= The request =
Reproduce all the material exactly, minus any pictures it holds.

========================================================================

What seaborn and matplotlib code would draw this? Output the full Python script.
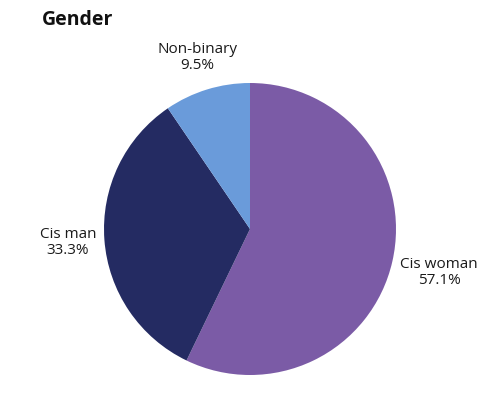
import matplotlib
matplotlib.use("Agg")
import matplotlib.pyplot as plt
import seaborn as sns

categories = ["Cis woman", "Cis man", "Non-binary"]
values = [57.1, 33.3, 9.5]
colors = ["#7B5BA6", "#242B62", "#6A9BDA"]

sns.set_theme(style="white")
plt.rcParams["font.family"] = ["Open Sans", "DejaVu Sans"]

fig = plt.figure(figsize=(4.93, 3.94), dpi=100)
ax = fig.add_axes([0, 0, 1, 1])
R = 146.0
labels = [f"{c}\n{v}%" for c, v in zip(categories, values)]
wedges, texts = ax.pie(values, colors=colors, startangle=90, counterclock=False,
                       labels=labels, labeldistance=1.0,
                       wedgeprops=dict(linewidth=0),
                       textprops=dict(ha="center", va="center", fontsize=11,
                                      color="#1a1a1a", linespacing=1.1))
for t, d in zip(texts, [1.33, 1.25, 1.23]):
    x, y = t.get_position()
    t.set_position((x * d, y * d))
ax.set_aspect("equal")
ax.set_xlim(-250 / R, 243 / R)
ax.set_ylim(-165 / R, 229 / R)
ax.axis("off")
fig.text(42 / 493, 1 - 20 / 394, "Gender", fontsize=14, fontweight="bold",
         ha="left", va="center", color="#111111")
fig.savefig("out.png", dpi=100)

========================================================================

= Task response =
What seaborn and matplotlib code would draw this? Output the full Python script.
import matplotlib
matplotlib.use("Agg")
import matplotlib.pyplot as plt
import seaborn as sns

categories = ["Cis woman", "Cis man", "Non-binary"]
values = [57.1, 33.3, 9.5]
colors = ["#7B5BA6", "#242B62", "#6A9BDA"]

sns.set_theme(style="white")
plt.rcParams["font.family"] = ["Open Sans", "DejaVu Sans"]

fig = plt.figure(figsize=(4.93, 3.94), dpi=100)
ax = fig.add_axes([0, 0, 1, 1])
R = 146.0
labels = [f"{c}\n{v}%" for c, v in zip(categories, values)]
wedges, texts = ax.pie(values, colors=colors, startangle=90, counterclock=False,
                       labels=labels, labeldistance=1.0,
                       wedgeprops=dict(linewidth=0),
                       textprops=dict(ha="center", va="center", fontsize=11,
                                      color="#1a1a1a", linespacing=1.1))
for t, d in zip(texts, [1.33, 1.25, 1.23]):
    x, y = t.get_position()
    t.set_position((x * d, y * d))
ax.set_aspect("equal")
ax.set_xlim(-250 / R, 243 / R)
ax.set_ylim(-165 / R, 229 / R)
ax.axis("off")
fig.text(42 / 493, 1 - 20 / 394, "Gender", fontsize=14, fontweight="bold",
         ha="left", va="center", color="#111111")
fig.savefig("out.png", dpi=100)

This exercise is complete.